======== Source data

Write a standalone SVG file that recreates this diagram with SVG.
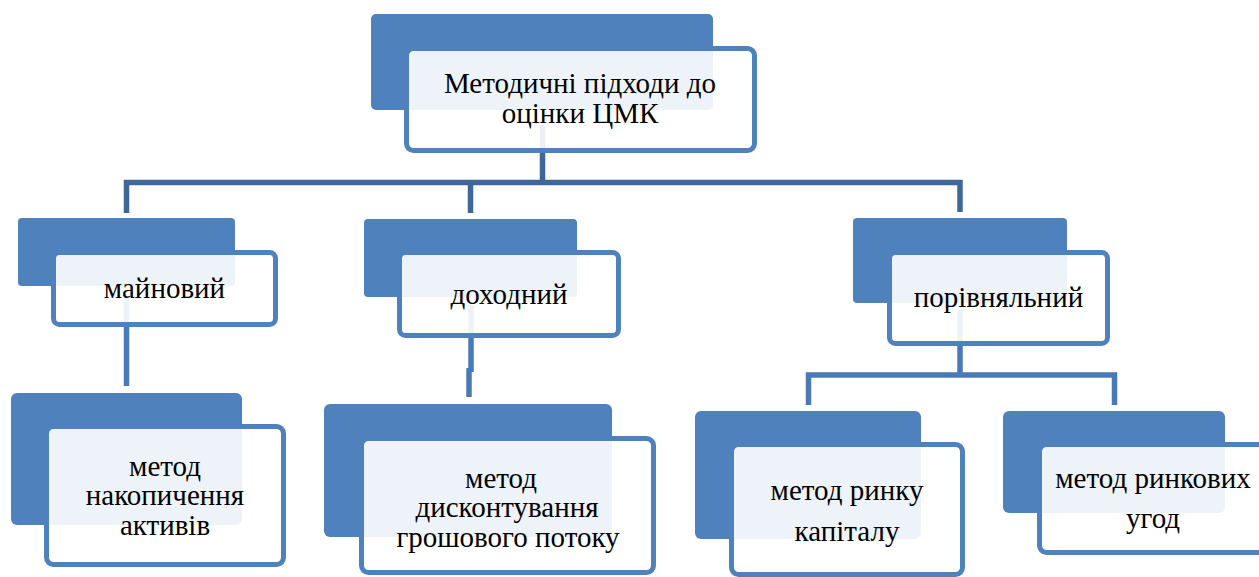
<svg xmlns="http://www.w3.org/2000/svg" width="1259" height="577" viewBox="0 0 1259 577">
<style>
.back{fill:#4F81BD}
.front{fill:#FFFFFF;fill-opacity:0.9;stroke:#4F81BD;stroke-width:5}
.t{font-family:"Liberation Serif","Times New Roman",serif;font-size:29px;fill:#000;text-anchor:middle}
.c1{fill:none;stroke:#3E6798;stroke-width:5.5;stroke-linejoin:miter}
.c2{fill:none;stroke:#4A7AB5;stroke-width:5.5;stroke-linejoin:miter}
</style>
<rect width="1259" height="577" fill="#FFFFFF"/>
<g id="connectors">
<path class="c1" d="M542.5,125 V182.5"/>
<path class="c1" d="M126.5,213 V182.5 H960 V212"/>
<path class="c1" d="M470.5,182.5 V213"/>
<path class="c2" d="M126.5,298 V386"/>
<path class="c2" d="M471,305 V372"/>
<path class="c2" d="M469,368 V397"/>
<path class="c2" d="M960,310 V375"/>
<path class="c2" d="M808.5,405 V375 H1114.5 V405"/>
</g>
<g id="node-root">
<rect class="back" x="371" y="14" width="342" height="96" rx="5"/>
<rect class="front" x="406.5" y="48.5" width="348" height="102" rx="7"/>
<text class="t" x="580" y="93">Методичні підходи до</text>
<text class="t" x="580" y="123">оцінки ЦМК</text>
</g>
<g id="node-mainovyi">
<rect class="back" x="18" y="218" width="217" height="68" rx="4"/>
<rect class="front" x="53.5" y="252.5" width="222" height="72" rx="6"/>
<text class="t" x="164.5" y="298">майновий</text>
</g>
<g id="node-dokhodnyi">
<rect class="back" x="364" y="219" width="213" height="78" rx="4"/>
<rect class="front" x="399.5" y="252.5" width="219" height="83" rx="6"/>
<text class="t" x="509" y="304">доходний</text>
</g>
<g id="node-porivnialnyi">
<rect class="back" x="853" y="218" width="214" height="85" rx="4"/>
<rect class="front" x="889.5" y="252.5" width="218" height="91" rx="6"/>
<text class="t" x="998.5" y="307">порівняльний</text>
</g>
<g id="node-nakopychennia">
<rect class="back" x="11" y="393" width="231" height="132" rx="6"/>
<rect class="front" x="46.5" y="426.5" width="237" height="138" rx="7"/>
<text class="t" x="165" y="476">метод</text>
<text class="t" x="165" y="505">накопичення</text>
<text class="t" x="165" y="535">активів</text>
</g>
<g id="node-dyskontuvannia">
<rect class="back" x="324" y="404" width="288" height="133" rx="6"/>
<rect class="front" x="361.5" y="438.5" width="292" height="134" rx="7"/>
<text class="t" x="501" y="488">метод</text>
<text class="t" x="507" y="517">дисконтування</text>
<text class="t" x="508" y="547">грошового потоку</text>
</g>
<g id="node-rynku-kapitalu">
<rect class="back" x="695" y="411" width="226" height="128" rx="6"/>
<rect class="front" x="731.5" y="444.5" width="231" height="130" rx="7"/>
<text class="t" x="847" y="500">метод ринку</text>
<text class="t" x="847" y="541">капіталу</text>
</g>
<g id="node-rynkovykh-uhod">
<rect class="back" x="1003" y="411" width="222" height="102" rx="6"/>
<rect class="front" x="1039.5" y="444.5" width="229" height="108" rx="7"/>
<text class="t" x="1153" y="488">метод ринкових</text>
<text class="t" x="1153" y="528">угод</text>
</g>
</svg>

================

● **Problem description**: Transcribe the material exactly, and leave out whatever pictures it holds.

● **Correct output**:
Write a standalone SVG file that recreates this diagram with SVG.
<svg xmlns="http://www.w3.org/2000/svg" width="1259" height="577" viewBox="0 0 1259 577">
<style>
.back{fill:#4F81BD}
.front{fill:#FFFFFF;fill-opacity:0.9;stroke:#4F81BD;stroke-width:5}
.t{font-family:"Liberation Serif","Times New Roman",serif;font-size:29px;fill:#000;text-anchor:middle}
.c1{fill:none;stroke:#3E6798;stroke-width:5.5;stroke-linejoin:miter}
.c2{fill:none;stroke:#4A7AB5;stroke-width:5.5;stroke-linejoin:miter}
</style>
<rect width="1259" height="577" fill="#FFFFFF"/>
<g id="connectors">
<path class="c1" d="M542.5,125 V182.5"/>
<path class="c1" d="M126.5,213 V182.5 H960 V212"/>
<path class="c1" d="M470.5,182.5 V213"/>
<path class="c2" d="M126.5,298 V386"/>
<path class="c2" d="M471,305 V372"/>
<path class="c2" d="M469,368 V397"/>
<path class="c2" d="M960,310 V375"/>
<path class="c2" d="M808.5,405 V375 H1114.5 V405"/>
</g>
<g id="node-root">
<rect class="back" x="371" y="14" width="342" height="96" rx="5"/>
<rect class="front" x="406.5" y="48.5" width="348" height="102" rx="7"/>
<text class="t" x="580" y="93">Методичні підходи до</text>
<text class="t" x="580" y="123">оцінки ЦМК</text>
</g>
<g id="node-mainovyi">
<rect class="back" x="18" y="218" width="217" height="68" rx="4"/>
<rect class="front" x="53.5" y="252.5" width="222" height="72" rx="6"/>
<text class="t" x="164.5" y="298">майновий</text>
</g>
<g id="node-dokhodnyi">
<rect class="back" x="364" y="219" width="213" height="78" rx="4"/>
<rect class="front" x="399.5" y="252.5" width="219" height="83" rx="6"/>
<text class="t" x="509" y="304">доходний</text>
</g>
<g id="node-porivnialnyi">
<rect class="back" x="853" y="218" width="214" height="85" rx="4"/>
<rect class="front" x="889.5" y="252.5" width="218" height="91" rx="6"/>
<text class="t" x="998.5" y="307">порівняльний</text>
</g>
<g id="node-nakopychennia">
<rect class="back" x="11" y="393" width="231" height="132" rx="6"/>
<rect class="front" x="46.5" y="426.5" width="237" height="138" rx="7"/>
<text class="t" x="165" y="476">метод</text>
<text class="t" x="165" y="505">накопичення</text>
<text class="t" x="165" y="535">активів</text>
</g>
<g id="node-dyskontuvannia">
<rect class="back" x="324" y="404" width="288" height="133" rx="6"/>
<rect class="front" x="361.5" y="438.5" width="292" height="134" rx="7"/>
<text class="t" x="501" y="488">метод</text>
<text class="t" x="507" y="517">дисконтування</text>
<text class="t" x="508" y="547">грошового потоку</text>
</g>
<g id="node-rynku-kapitalu">
<rect class="back" x="695" y="411" width="226" height="128" rx="6"/>
<rect class="front" x="731.5" y="444.5" width="231" height="130" rx="7"/>
<text class="t" x="847" y="500">метод ринку</text>
<text class="t" x="847" y="541">капіталу</text>
</g>
<g id="node-rynkovykh-uhod">
<rect class="back" x="1003" y="411" width="222" height="102" rx="6"/>
<rect class="front" x="1039.5" y="444.5" width="229" height="108" rx="7"/>
<text class="t" x="1153" y="488">метод ринкових</text>
<text class="t" x="1153" y="528">угод</text>
</g>
</svg>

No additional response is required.